The controversial "angel tax" originated with the introduction of Section 56(2)(viib) in the Income Tax Act, 1961 on March 16, 2012. This provision was established by the Indian government to prevent the misuse of shell companies and to combat the circulation of black money. The tax applies to capital raised by unlisted companies when the value of issued shares surpasses their fair market value (FMV).
Despite over 52 notifications and clarifications from various bodies under the DPIIT, Ministry of Commerce and Industry, and the Ministry of Finance, the issue remains unresolved. DPIIT Secretary Rajesh Singh mentioned that the DPIIT has repeatedly recommended removing the angel tax for startups.
Siddarth Pai, founding partner, CFO, and ESG officer of 3one4 Capital, stated that the exemption criteria outlined in the DPIIT circular from February 19, 2019, are highly restrictive for startups.
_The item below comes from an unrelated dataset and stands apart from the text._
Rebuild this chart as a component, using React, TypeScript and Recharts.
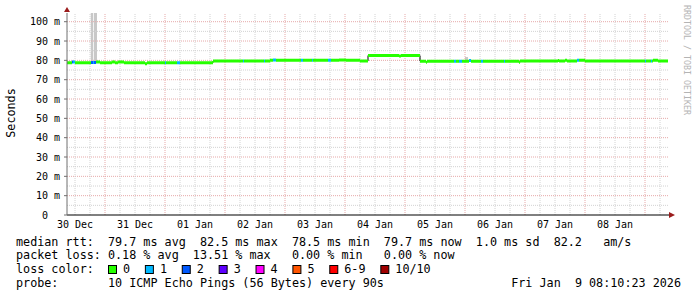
import React from 'react';
import { ComposedChart, Line, Area, XAxis, YAxis, ReferenceLine } from 'recharts';

// x values are hours since 30 Dec 00:00
const xDomain: [number, number] = [8.8, 249.6];
const yDomain: [number, number] = [0, 104.5];
const dayLabelHours = [12, 36, 60, 84, 108, 132, 156, 180, 204, 228];
const dayLabels = ['30 Dec', '31 Dec', '01 Jan', '02 Jan', '03 Jan', '04 Jan', '05 Jan', '06 Jan', '07 Jan', '08 Jan'];
const yTicks = [0, 10, 20, 30, 40, 50, 60, 70, 80, 90, 100];

// median rtt: start hour of each step, value (ms), loss count
const rttStartHours = [
  8.8, 10.8, 11.2, 12.0, 18.4, 19.2, 19.6, 20.4, 22.0, 26.8, 28.0, 29.2, 31.6, 40.0, 40.8, 48.0, 48.4, 52.8, 54.0,
  67.2, 79.2, 79.6, 87.6, 88.0, 90.0, 91.2, 92.4, 102.4, 103.2, 106.8, 107.2, 113.2, 114.4, 117.6, 120.4, 126.0,
  129.2, 141.6, 142.4, 150.0, 152.4, 152.8, 163.6, 164.4, 165.6, 166.8, 169.6, 170.4, 174.4, 175.2, 183.6, 184.0,
  189.6, 190.0, 205.2, 205.6, 208.0, 208.8, 212.8, 213.6, 216.0, 240.0, 240.4, 242.4, 242.8, 243.2, 245.2,
];
const rttMs = [
  78.8, 79.1, 79.1, 78.8, 78.9, 78.9, 78.9, 79.1, 78.8, 79.1, 78.8, 79.1, 78.8, 78.3, 78.8, 78.8, 78.8, 78.8, 78.8,
  79.7, 79.7, 79.7, 79.7, 79.7, 80.0, 80.2, 80.0, 80.0, 80.0, 80.0, 80.0, 80.0, 80.0, 80.2, 80.0, 79.7,
  82.5, 82.2, 82.5, 79.6, 79.0, 79.6, 79.6, 79.6, 79.6, 79.6, 79.9, 79.6, 79.6, 79.6, 79.6, 79.6,
  79.0, 79.7, 79.9, 79.7, 80.0, 79.7, 80.0, 80.0, 79.7, 79.7, 79.7, 79.7, 79.7, 80.0, 79.7,
];
const lossCount = [
  0, 2, 1, 0, 2, 1, 2, 0, 0, 0, 0, 0, 0, 0, 0, 1, 0, 1, 0,
  0, 1, 0, 1, 0, 0, 1, 0, 1, 0, 1, 0, 1, 0, 0, 0, 0,
  0, 0, 0, 0, 0, 0, 1, 0, 1, 0, 1, 0, 1, 0, 1, 0,
  0, 0, 0, 0, 0, 0, 1, 0, 0, 1, 0, 1, 0, 0, 0,
];
const rttEndHour = 249.2;

// smoke (spread of the pings)
const smokeStartHours = [18.3, 19.6, 168.0];
const smokeEndHours = [19.3, 20.8, 169.2];
const smokeLowMs = [78.8, 78.8, 79.9];
const smokeHighMs = [120, 120, 81.7];

const lossLabels = ['0', '1', '2', '3', '4', '5', '6-9', '10/10'];
const lossColors = ['#26ff00', '#00b8ff', '#0059ff', '#5e00ff', '#ff00ff', '#ff5500', '#ff0000', '#a00000'];

const statLines = [
  'median rtt:  79.7 ms avg  82.5 ms max  78.5 ms min  79.7 ms now  1.0 ms sd  82.2   am/s',
  'packet loss: 0.18 % avg  13.51 % max   0.00 % min   0.00 % now',
];
const probeLine = 'probe:       10 ICMP Echo Pings (56 Bytes) every 90s';
const dateLine = 'Fri Jan  9 08:10:23 2026';

const MONO = '"DejaVu Sans Mono", monospace';
const MINOR = '#d2d2d2';
const MAJOR = '#e6a9a9';

function YTick(props: any) {
  const { x, y, payload } = props;
  const v = payload.value;
  return (
    <text x={v === 0 ? x - 12 : x} y={y} dy="0.355em" textAnchor="end" fontSize={10} fontFamily={MONO} fill="#000">
      {v === 0 ? '0' : `${v} m`}
    </text>
  );
}

export default function App() {
  const segs = rttStartHours.map((s, i) => ({
    s,
    e: i + 1 < rttStartHours.length ? rttStartHours[i + 1] : rttEndHour,
    v: rttMs[i],
    loss: lossCount[i],
  }));
  const stepData = segs.flatMap((g) => [{ t: g.s, v: g.v }, { t: g.e, v: g.v }]);
  const lossLevels = [0, 1, 2];
  const lossSeries = lossLevels.map((k) =>
    segs
      .filter((g) => g.loss === k)
      .flatMap((g) => [{ t: g.s, v: g.v }, { t: g.e, v: g.v }, { t: g.e, v: null }])
  );
  const smokeData = smokeStartHours.flatMap((s, i) => [
    { t: s, r: [smokeLowMs[i], smokeHighMs[i]] },
    { t: smokeEndHours[i], r: [smokeLowMs[i], smokeHighMs[i]] },
    { t: smokeEndHours[i], r: null },
  ]);

  const hGrid: { v: number; major: boolean }[] = [];
  for (let v = 5; v <= 100; v += 5) hGrid.push({ v, major: v % 10 === 0 });
  const vGrid: { h: number; major: boolean }[] = [];
  for (let h = 12; h < xDomain[1]; h += 6) vGrid.push({ h, major: h % 24 === 0 });

  // legend box positions
  const boxes: { x: number; label: string; color: string }[] = [];
  let bx = 108;
  lossLabels.forEach((lab, i) => {
    boxes.push({ x: bx, label: lab, color: lossColors[i] });
    bx = bx + 15 + lab.length * 7.08 + 14.8;
  });

  return (
    <div style={{ position: 'absolute', left: 0, top: 0, width: 697, height: 297, background: '#fff' }}>
      <ComposedChart width={697} height={297} margin={{ top: 13, right: 28, bottom: 0, left: 0 }}>
        <XAxis
          type="number"
          dataKey="t"
          domain={xDomain}
          allowDataOverflow
          ticks={dayLabelHours}
          interval={0}
          tickFormatter={(v: number) => dayLabels[dayLabelHours.indexOf(v)] ?? ''}
          tickLine={false}
          tickSize={0}
          tickMargin={6}
          height={82}
          axisLine={{ stroke: '#000' }}
          tick={{ fontSize: 10, fill: '#000', fontFamily: MONO }}
        />
        <YAxis
          type="number"
          domain={yDomain}
          allowDataOverflow
          ticks={yTicks}
          interval={0}
          width={67}
          tickSize={3}
          tickMargin={4}
          tick={<YTick />}
          axisLine={{ stroke: '#707070' }}
          tickLine={{ stroke: '#707070' }}
        />
        {hGrid.map((g) => (
          <ReferenceLine key={'h' + g.v} y={g.v} stroke={g.major ? MAJOR : MINOR} strokeDasharray="1 1" />
        ))}
        {vGrid.map((g) => (
          <ReferenceLine key={'v' + g.h} x={g.h} stroke={g.major ? MAJOR : MINOR} strokeDasharray="1 1" />
        ))}
        <Area
          data={smokeData}
          dataKey="r"
          type="linear"
          fill="#c8c8c8"
          fillOpacity={1}
          stroke="none"
          connectNulls={false}
          isAnimationActive={false}
        />
        <Line data={stepData} dataKey="v" type="linear" stroke="#000" strokeWidth={1} dot={false} isAnimationActive={false} />
        {lossSeries.map((d, i) => (
          <Line
            key={'loss' + i}
            data={d}
            dataKey="v"
            type="linear"
            stroke={lossColors[lossLevels[i]]}
            strokeWidth={3}
            dot={false}
            connectNulls={false}
            isAnimationActive={false}
          />
        ))}
      </ComposedChart>
      <svg
        width={697}
        height={297}
        style={{ position: 'absolute', left: 0, top: 0, pointerEvents: 'none' }}
        fontFamily={MONO}
      >
        <polygon points="64,12 70,12 67,7" fill="#9b1c1c" />
        <polygon points="669,212 669,218 675,215" fill="#9b1c1c" />
        <text x={15} y={113} transform="rotate(-90 15 113)" textAnchor="middle" fontSize={11.75} fill="#000">
          Seconds
        </text>
        <text
          x={684}
          y={5}
          transform="rotate(90 684 5)"
          fontSize={8.5}
          fill="#b4b4b4"
          textLength={110}
          lengthAdjust="spacingAndGlyphs"
        >
          RRDTOOL / TOBI OETIKER
        </text>
        {statLines.map((s, i) => (
          <text key={i} x={16} y={245.7 + i * 13.4} fontSize={11.75} fill="#000" style={{ whiteSpace: 'pre' }}>
            {s}
          </text>
        ))}
        <text x={16} y={273.2} fontSize={11.75} fill="#000" style={{ whiteSpace: 'pre' }}>
          loss color:
        </text>
        {boxes.map((b) => (
          <g key={b.label}>
            <rect x={b.x + 0.5} y={265.5} width={8} height={8} fill={b.color} stroke="#000" strokeWidth={1} />
            <text x={b.x + 15} y={273.2} fontSize={11.75} fill="#000">
              {b.label}
            </text>
          </g>
        ))}
        <text x={16} y={286.7} fontSize={11.75} fill="#000" style={{ whiteSpace: 'pre' }}>
          {probeLine}
        </text>
        <text x={681} y={286.7} fontSize={11.75} fill="#000" textAnchor="end" style={{ whiteSpace: 'pre' }}>
          {dateLine}
        </text>
      </svg>
    </div>
  );
}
The restrictions prevent startups from engaging in typical business activities such as creating ESOP trusts, subsidiaries, or joint ventures. These rules impose a 17-year limitation (10 years as a startup plus 7 years post-fundraising) on startups from pursuing such transactions due to a potential 200% penalty for violations. Despite feedback given since 2019, no changes have been made.
So far, only about 9,000 out of over 1.5 lakh DPIIT-registered startups have received exemptions from the angel tax. Sandiip Bhammer, founder and co-managing partner of Green Frontier Capital, emphasized the need for a more comprehensive exemption framework for all DPIIT-registered startups. A clearer and more streamlined exemption process would help reduce administrative burdens and uncertainty for startup founders.